Crowdsourcing and Scientific Truth
ygslash writes "In an
opinion piece in the New York Times Sunday Review,
Jack Hitt states that comments posted to on-line articles, and elsewhere on line,
have de facto become an important factor
in what is accepted as scientific truth. From the article: 'Any article, journalistic or scientific, that sparks a debate typically winds up looking more like a good manuscript 700 years ago than a magazine piece only 10 years ago. The truth is that every decent article now aspires to become the wiki of its own headline.'"
Is the article author aware of how pervasive astroturfing is in the comments sections? Perhaps if the article is about a subject that no one has a financial or political interest in, comments sections could serve this way. But as soon as someone's got an interest to protect, you can't trust the comments to be anything other than posts made by paid people creating fake personas to do so. Slashdot has had articles about this type of astroturfing before.
Comments are comments. Comments are not journal articles. Comments can be said to be peer reviewed, to some extent, but then again, comments are not journal articles, comments need not follow any specific format for reporting of questions and results, comments are just comments.

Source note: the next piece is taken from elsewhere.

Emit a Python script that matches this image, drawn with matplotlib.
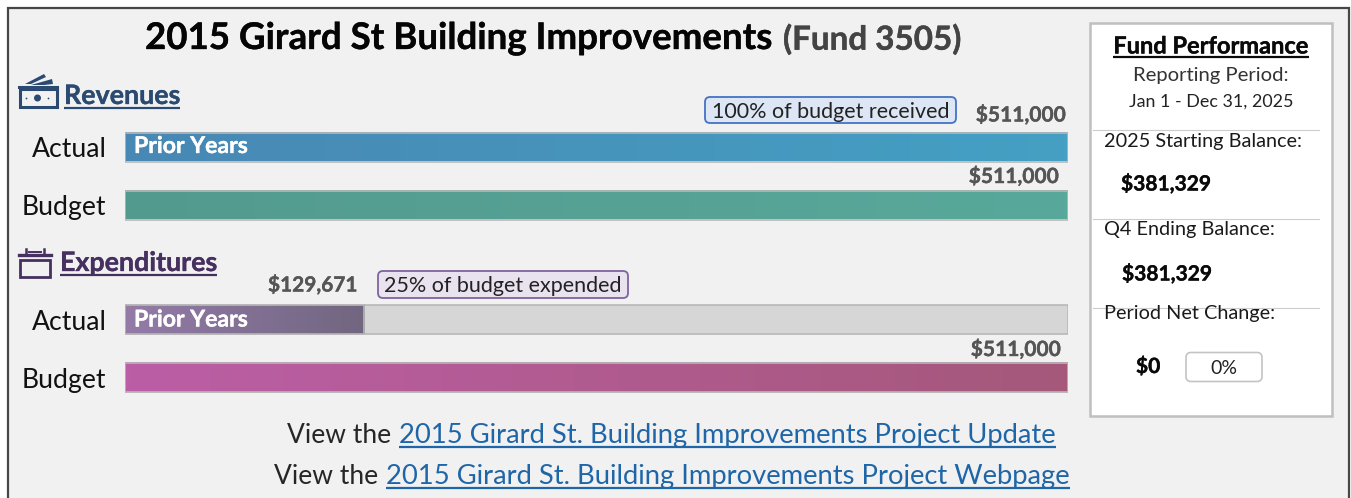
import numpy as np
import matplotlib
matplotlib.use("Agg")
import matplotlib.pyplot as plt
from matplotlib.patches import Rectangle, FancyBboxPatch, Polygon, Circle
from matplotlib.colors import LinearSegmentedColormap
import matplotlib.patheffects as pe

plt.rcParams['font.family'] = ['Lato', 'DejaVu Sans']

W, H = 1351, 498
title = "2015 Girard St Building Improvements"
subtitle = "(Fund 3505)"
categories = ["Actual", "Budget"]
revenue_values = [511000, 511000]
expenditure_values = [129671, 511000]
total_scale = 511000
bar_text = "Prior Years"
revenue_note = "100% of budget received"
expenditure_note = "25% of budget expended"
start_balance = 381329
end_balance = 381329
net_change = 0
net_pct = "0%"

fig = plt.figure(figsize=(W / 100, H / 100), dpi=100, facecolor="white")


def px_axes(x0, y0, x1, y1, z):
    return fig.add_axes([x0 / W, 1 - y1 / H, (x1 - x0) / W, (y1 - y0) / H], zorder=z)


bg = px_axes(0, 0, W, H, 0)
bg.set_xlim(0, W); bg.set_ylim(H, 0); bg.axis("off")
bg.add_patch(Rectangle((8, 7.5), 1341, 500, fc="#F1F1F1", ec="#474747", lw=1.6))

ov = px_axes(0, 0, W, H, 5)
ov.set_xlim(0, W); ov.set_ylim(H, 0); ov.axis("off"); ov.patch.set_alpha(0)


def bars(axb, values, cols, track=False):
    axb.set_xlim(0, total_scale)
    axb.set_ylim(1.5, -0.5)
    axb.axis("on")
    axb.patch.set_alpha(0)
    for s in axb.spines.values():
        s.set_visible(False)
    axb.set_xticks([])
    axb.set_yticks(range(len(categories)))
    axb.set_yticklabels(categories, fontsize=19.2, color="#111111", va="center_baseline")
    axb.tick_params(axis="y", length=0, pad=13.4)
    h = 0.5
    for i, (v, c) in enumerate(zip(values, cols)):
        if track:
            axb.barh(i, total_scale, height=h, color="#D6D6D6", edgecolor="#B8B8B8", lw=1.2, zorder=1)
        cm = LinearSegmentedColormap.from_list("g", c)
        axb.imshow(np.linspace(0, 1, 256)[None, :], cmap=cm, aspect="auto",
                   extent=[0, v, i + h / 2, i - h / 2], zorder=2)
        axb.barh(i, v, height=h, fill=False, edgecolor="#B8B8B8", lw=1.2, zorder=3)
    axb.set_xlim(0, total_scale)
    axb.set_ylim(1.5, -0.5)


rev = px_axes(125, 118, 1068, 234, 2)
bars(rev, revenue_values, [("#4888B4", "#44A0C4"), ("#539A8E", "#58A99B")])
exp = px_axes(125, 291, 1068, 407, 2)
bars(exp, expenditure_values, [("#947BA8", "#716680"), ("#BC5EA6", "#A5587A")], track=True)

r = fig.canvas.get_renderer()


def txt(x, y, s, size, color="#111111", weight="normal", ha="left", ul=None, ulw=1.6, stroke=0):
    t = ov.text(x, y, s, fontsize=size, color=color, fontweight=weight, ha=ha, va="center")
    if stroke:
        t.set_path_effects([pe.withStroke(linewidth=stroke, foreground=color)])
    if ul:
        bb = t.get_window_extent(r)
        ov.plot([bb.x0, bb.x1], [ul, ul], color=color, lw=ulw, solid_capstyle="butt")
    return t


money = lambda v: f"${v:,.0f}"
S = 0.25

# Title
txt(145, 38.5, title, 26.4, "#050505", "bold", stroke=S)
txt(783, 39.5, subtitle, 23.9, "#444444", "bold", stroke=S)

# Section headers
txt(64, 96, "Revenues", 19.3, "#2B4A72", "bold", ul=107.5, stroke=S)
txt(60, 263, "Expenditures", 19.3, "#46305F", "bold", ul=275, stroke=S)

# Money icon
c = "#2B4A72"
ov.add_patch(Rectangle((19.5, 89), 37, 18, fc="none", ec=c, lw=2.2))
ov.add_patch(Polygon([(25, 84), (44, 74), (46, 77), (31, 84)], fc=c, ec="none"))
ov.add_patch(Polygon([(31, 85), (52, 79), (53, 84), (44, 85)], fc=c, ec="none"))
ov.plot([19, 57], [87, 87], color=c, lw=2.2)
ov.add_patch(Circle((37.5, 98), 3.5, fc=c, ec="none"))
ov.add_patch(Circle((26.5, 98.5), 0.9, fc=c, ec="none"))
ov.add_patch(Circle((48.5, 98.5), 0.9, fc=c, ec="none"))

# Calendar icon
c = "#46305F"
ov.add_patch(Rectangle((20, 260), 30, 17, fc="none", ec=c, lw=2.0))
ov.plot([19, 51], [254.5, 254.5], color=c, lw=2.4)
ov.plot([25.5, 25.5], [249, 253], color=c, lw=1.8)
ov.plot([44, 44], [249, 253], color=c, lw=1.8)
ov.plot([29, 41], [251.5, 251.5], color=c, lw=1.4)

# Bar text
txt(134, 146.5, bar_text, 16.6, "white", "bold", stroke=S)
txt(134, 320, bar_text, 16.6, "white", "bold", stroke=S)

# Value labels
LC = "#555555"
txt(1066, 115, money(revenue_values[0]), 15.1, LC, "bold", ha="right", stroke=S)
txt(1059, 176.5, money(revenue_values[1]), 15.1, LC, "bold", ha="right", stroke=S)
txt(358, 285, money(expenditure_values[0]), 15.0, LC, "bold", ha="right", stroke=S)
txt(1061, 349.5, money(expenditure_values[1]), 15.1, LC, "bold", ha="right", stroke=S)


def note(x0, y0, x1, y1, s, fc, ec, size=15.5, col="#222222", lw=1.3, dy=1.5):
    ov.add_patch(FancyBboxPatch((x0 + 4, y0 + 4), x1 - x0 - 8, y1 - y0 - 8,
                                boxstyle="round,pad=4,rounding_size=5", fc=fc, ec=ec, lw=lw,
                                mutation_aspect=1))
    ov.text((x0 + x1) / 2, (y0 + y1) / 2 + dy, s, fontsize=size, color=col, ha="center", va="center")


note(705, 97, 956, 123, revenue_note, "#DCE6F4", "#4472C4")
note(378, 271, 628, 298, expenditure_note, "#E9E3EF", "#7E649E")

# Links
LK = "#1F66A8"
txt(287, 435, "View the ", 19, "#262626")
txt(399, 435, "2015 Girard St. Building Improvements Project Update", 19.75, LK, ul=447)
txt(274, 476, "View the ", 19, "#262626")
txt(386, 476, "2015 Girard St. Building Improvements Project Webpage", 19.75, LK, ul=488)

# Side panel
ov.add_patch(Rectangle((1090, 22.5), 242, 393.5, fc="white", ec="#BFBFBF", lw=1.8))
cx = 1211
txt(cx, 46, "Fund Performance", 17, "#0A0A0A", "bold", ha="center", ul=57, stroke=S)
txt(cx, 75.5, "Reporting Period:", 14.6, "#333333", ha="center")
txt(cx, 101.5, "Jan 1 - Dec 31, 2025", 12.9, "#222222", ha="center")
for y in (129.5, 218.5, 308):
    ov.plot([1093, 1319], [y, y], color="#CCCCCC", lw=0.8)
txt(1104, 141.5, "2025 Starting Balance:", 14.3, "#1A1A1A")
txt(1121, 184, money(start_balance), 15.1, "#0A0A0A", "bold", stroke=S)
txt(1104, 229.5, "Q4 Ending Balance:", 14.3, "#1A1A1A")
txt(1122, 274, money(end_balance), 15.1, "#0A0A0A", "bold", stroke=S)
txt(1104, 313, "Period Net Change:", 14.3, "#1A1A1A")
txt(1136, 366.5, money(net_change), 15.1, "#0A0A0A", "bold", stroke=S)
note(1186, 352.5, 1262, 381.5, net_pct, "white", "#C4C4C4", size=14, col="#222222", lw=1.2, dy=1)

fig.savefig("out.png", dpi=100, facecolor="white")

I did not RTFA. I second your point. But even if we were to take a more generous view of commenting sections, the problem of noise filtering remains. Comment sections are a perfect example of what Asimov said best :
“Anti-intellectualism has been a constant thread winding its way through our political and cultural life, nurtured by the false notion that democracy means that 'my ignorance is just as good as your knowledge.'”
The amount of effort required to parse through comments to find gems of significant value is enormous. I know that this is that age of the crowd and so on, but there are certain issues on which the opinion of the crowd has on average very little value because of the complexity of the topic and the years of experience required to make informed conclusions. The trade-off between expert opinion and open crowdsourcing varies widely depending on what is the topic under discussion, and the userbase of the particular site. Vaccines and autism on a Californian site, for example.
Entia non sunt multiplicanda praeter necessitatem.